No images are to be carried over; print all other material exactly as it stands.
■ ■ ■ ■
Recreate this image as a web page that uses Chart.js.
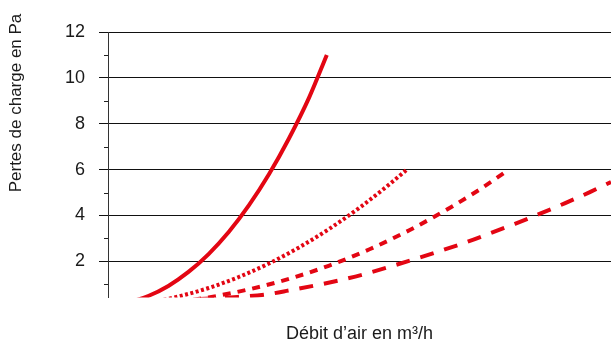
<!DOCTYPE html>
<html>
<head>
<meta charset="utf-8">
<script src="https://cdn.jsdelivr.net/npm/chart.js@4/dist/chart.umd.min.js"></script>
<style>
  html, body { margin: 0; padding: 0; background: #fff; }
</style>
</head>
<body>
<canvas id="chartContainer" width="611" height="347"></canvas>
<script>
// titles
var yTitle = "Pertes de charge en Pa";
var xTitle = "Débit d\u2019air en m\u00b3/h";

// y axis: labelled ticks and minor ticks
var yLabelled = [2, 4, 6, 8, 10, 12];
var yMinor = [1, 3, 5, 7, 9, 11];

// curves (x in arbitrary flow units 0..100, no x labels shown)
var solidX  = [4, 8, 12, 16, 20, 24, 28, 32, 36, 40, 43.5];
var solidY  = [0.20, 0.49, 0.93, 1.54, 2.32, 3.28, 4.44, 5.80, 7.37, 9.15, 11.0];
var dottedX = [10, 14, 20, 26, 32, 38, 44, 50, 56, 59.4];
var dottedY = [0.28, 0.47, 0.84, 1.32, 1.91, 2.61, 3.42, 4.34, 5.37, 6.0];
var dashX   = [14, 20, 28, 36, 44, 52, 60, 68, 74, 79.7];
var dashY   = [0.24, 0.43, 0.78, 1.24, 1.82, 2.53, 3.37, 4.34, 5.15, 6.0];
var longX   = [18.3, 24.3, 31.2, 36.2, 41.2, 46.1, 51.1, 56.1, 61.0, 66.0, 71.0, 75.9, 80.9, 85.9, 90.9, 95.8, 100];
var longY   = [0.36, 0.43, 0.55, 0.74, 0.95, 1.18, 1.45, 1.77, 2.10, 2.45, 2.82, 3.22, 3.64, 4.08, 4.54, 5.02, 5.46];

var red = "#e30613";
var font = "'Liberation Sans', Arial, Helvetica, sans-serif";

function pts(xs, ys) {
    var out = [];
    for (i = 0; i < xs.length; i++) {
        out.push({x: xs[i], y: ys[i]});
    }
    return out;
}

function curve(xs, ys, dash) {
    return {
        data: pts(xs, ys),
        borderColor: red,
        borderWidth: 4,
        borderDash: dash,
        borderCapStyle: 'butt',
        pointRadius: 0,
        fill: false,
        cubicInterpolationMode: 'monotone',
        clip: 0
    };
}

// y title sits above axis centre, and minor ticks are shorter than major ones
var extras = {
    id: 'extras',
    afterDraw: function(chart) {
        var ctx = chart.ctx;
        var ys = chart.scales.y;
        var left = chart.chartArea.left;
        ctx.save();
        ctx.strokeStyle = "#222";
        ctx.lineWidth = 1;
        yMinor.forEach(function(v) {
            var py = Math.round(ys.getPixelForValue(v)) + 0.5;
            ctx.beginPath();
            ctx.moveTo(left - 4, py);
            ctx.lineTo(left, py);
            ctx.stroke();
        });
        ctx.translate(16, 103);
        ctx.rotate(-Math.PI / 2);
        ctx.fillStyle = "#1a1a1a";
        ctx.font = "17px " + font;
        ctx.textAlign = "center";
        ctx.textBaseline = "middle";
        ctx.fillText(yTitle, 0, 0);
        ctx.restore();
    }
};

var myChart = new Chart('chartContainer', {
    type: 'line',
    data: {
        datasets: [
            curve(solidX, solidY, []),
            curve(dottedX, dottedY, [3, 2.5]),
            curve(dashX, dashY, [8, 7]),
            curve(longX, longY, [14, 11])
        ]
    },
    options: {
        responsive: false,
        animation: false,
        layout: { padding: { top: 32, right: 0, bottom: 0, left: 0 } },
        plugins: {
            legend: { display: false },
            tooltip: { enabled: false }
        },
        scales: {
            x: {
                type: 'linear',
                min: 0,
                max: 100,
                grid: { display: false, drawTicks: false },
                border: { display: false },
                ticks: { display: false },
                title: {
                    display: true,
                    text: xTitle,
                    color: "#1a1a1a",
                    font: { family: font, size: 18 },
                    padding: { top: 26, bottom: 2 }
                }
            },
            y: {
                min: 0.43,
                max: 12,
                afterBuildTicks: function(scale) {
                    scale.ticks = yMinor.concat(yLabelled).sort(function(a, b) { return a - b; })
                        .map(function(v) { return {value: v}; });
                },
                afterFit: function(scale) { scale.width = 108; },
                grid: {
                    color: function(c) { return yLabelled.indexOf(c.tick.value) >= 0 ? "#111" : "rgba(0,0,0,0)"; },
                    tickColor: function(c) { return yLabelled.indexOf(c.tick.value) >= 0 ? "#111" : "rgba(0,0,0,0)"; },
                    tickLength: 9,
                    lineWidth: 1
                },
                border: { display: true, color: "#333", width: 1 },
                ticks: {
                    padding: 14,
                    color: "#1a1a1a",
                    font: { family: font, size: 18 },
                    autoSkip: false,
                    callback: function(v) { return yLabelled.indexOf(v) >= 0 ? String(v) : ''; }
                },
                title: { display: false }
            }
        }
    },
    plugins: [extras]
});
</script>
</body>
</html>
■ ■ ■ ■
**RESPONSE BELOW:**
Recreate this image as a web page that uses Chart.js.
<!DOCTYPE html>
<html>
<head>
<meta charset="utf-8">
<script src="https://cdn.jsdelivr.net/npm/chart.js@4/dist/chart.umd.min.js"></script>
<style>
  html, body { margin: 0; padding: 0; background: #fff; }
</style>
</head>
<body>
<canvas id="chartContainer" width="611" height="347"></canvas>
<script>
// titles
var yTitle = "Pertes de charge en Pa";
var xTitle = "Débit d\u2019air en m\u00b3/h";

// y axis: labelled ticks and minor ticks
var yLabelled = [2, 4, 6, 8, 10, 12];
var yMinor = [1, 3, 5, 7, 9, 11];

// curves (x in arbitrary flow units 0..100, no x labels shown)
var solidX  = [4, 8, 12, 16, 20, 24, 28, 32, 36, 40, 43.5];
var solidY  = [0.20, 0.49, 0.93, 1.54, 2.32, 3.28, 4.44, 5.80, 7.37, 9.15, 11.0];
var dottedX = [10, 14, 20, 26, 32, 38, 44, 50, 56, 59.4];
var dottedY = [0.28, 0.47, 0.84, 1.32, 1.91, 2.61, 3.42, 4.34, 5.37, 6.0];
var dashX   = [14, 20, 28, 36, 44, 52, 60, 68, 74, 79.7];
var dashY   = [0.24, 0.43, 0.78, 1.24, 1.82, 2.53, 3.37, 4.34, 5.15, 6.0];
var longX   = [18.3, 24.3, 31.2, 36.2, 41.2, 46.1, 51.1, 56.1, 61.0, 66.0, 71.0, 75.9, 80.9, 85.9, 90.9, 95.8, 100];
var longY   = [0.36, 0.43, 0.55, 0.74, 0.95, 1.18, 1.45, 1.77, 2.10, 2.45, 2.82, 3.22, 3.64, 4.08, 4.54, 5.02, 5.46];

var red = "#e30613";
var font = "'Liberation Sans', Arial, Helvetica, sans-serif";

function pts(xs, ys) {
    var out = [];
    for (i = 0; i < xs.length; i++) {
        out.push({x: xs[i], y: ys[i]});
    }
    return out;
}

function curve(xs, ys, dash) {
    return {
        data: pts(xs, ys),
        borderColor: red,
        borderWidth: 4,
        borderDash: dash,
        borderCapStyle: 'butt',
        pointRadius: 0,
        fill: false,
        cubicInterpolationMode: 'monotone',
        clip: 0
    };
}

// y title sits above axis centre, and minor ticks are shorter than major ones
var extras = {
    id: 'extras',
    afterDraw: function(chart) {
        var ctx = chart.ctx;
        var ys = chart.scales.y;
        var left = chart.chartArea.left;
        ctx.save();
        ctx.strokeStyle = "#222";
        ctx.lineWidth = 1;
        yMinor.forEach(function(v) {
            var py = Math.round(ys.getPixelForValue(v)) + 0.5;
            ctx.beginPath();
            ctx.moveTo(left - 4, py);
            ctx.lineTo(left, py);
            ctx.stroke();
        });
        ctx.translate(16, 103);
        ctx.rotate(-Math.PI / 2);
        ctx.fillStyle = "#1a1a1a";
        ctx.font = "17px " + font;
        ctx.textAlign = "center";
        ctx.textBaseline = "middle";
        ctx.fillText(yTitle, 0, 0);
        ctx.restore();
    }
};

var myChart = new Chart('chartContainer', {
    type: 'line',
    data: {
        datasets: [
            curve(solidX, solidY, []),
            curve(dottedX, dottedY, [3, 2.5]),
            curve(dashX, dashY, [8, 7]),
            curve(longX, longY, [14, 11])
        ]
    },
    options: {
        responsive: false,
        animation: false,
        layout: { padding: { top: 32, right: 0, bottom: 0, left: 0 } },
        plugins: {
            legend: { display: false },
            tooltip: { enabled: false }
        },
        scales: {
            x: {
                type: 'linear',
                min: 0,
                max: 100,
                grid: { display: false, drawTicks: false },
                border: { display: false },
                ticks: { display: false },
                title: {
                    display: true,
                    text: xTitle,
                    color: "#1a1a1a",
                    font: { family: font, size: 18 },
                    padding: { top: 26, bottom: 2 }
                }
            },
            y: {
                min: 0.43,
                max: 12,
                afterBuildTicks: function(scale) {
                    scale.ticks = yMinor.concat(yLabelled).sort(function(a, b) { return a - b; })
                        .map(function(v) { return {value: v}; });
                },
                afterFit: function(scale) { scale.width = 108; },
                grid: {
                    color: function(c) { return yLabelled.indexOf(c.tick.value) >= 0 ? "#111" : "rgba(0,0,0,0)"; },
                    tickColor: function(c) { return yLabelled.indexOf(c.tick.value) >= 0 ? "#111" : "rgba(0,0,0,0)"; },
                    tickLength: 9,
                    lineWidth: 1
                },
                border: { display: true, color: "#333", width: 1 },
                ticks: {
                    padding: 14,
                    color: "#1a1a1a",
                    font: { family: font, size: 18 },
                    autoSkip: false,
                    callback: function(v) { return yLabelled.indexOf(v) >= 0 ? String(v) : ''; }
                },
                title: { display: false }
            }
        }
    },
    plugins: [extras]
});
</script>
</body>
</html>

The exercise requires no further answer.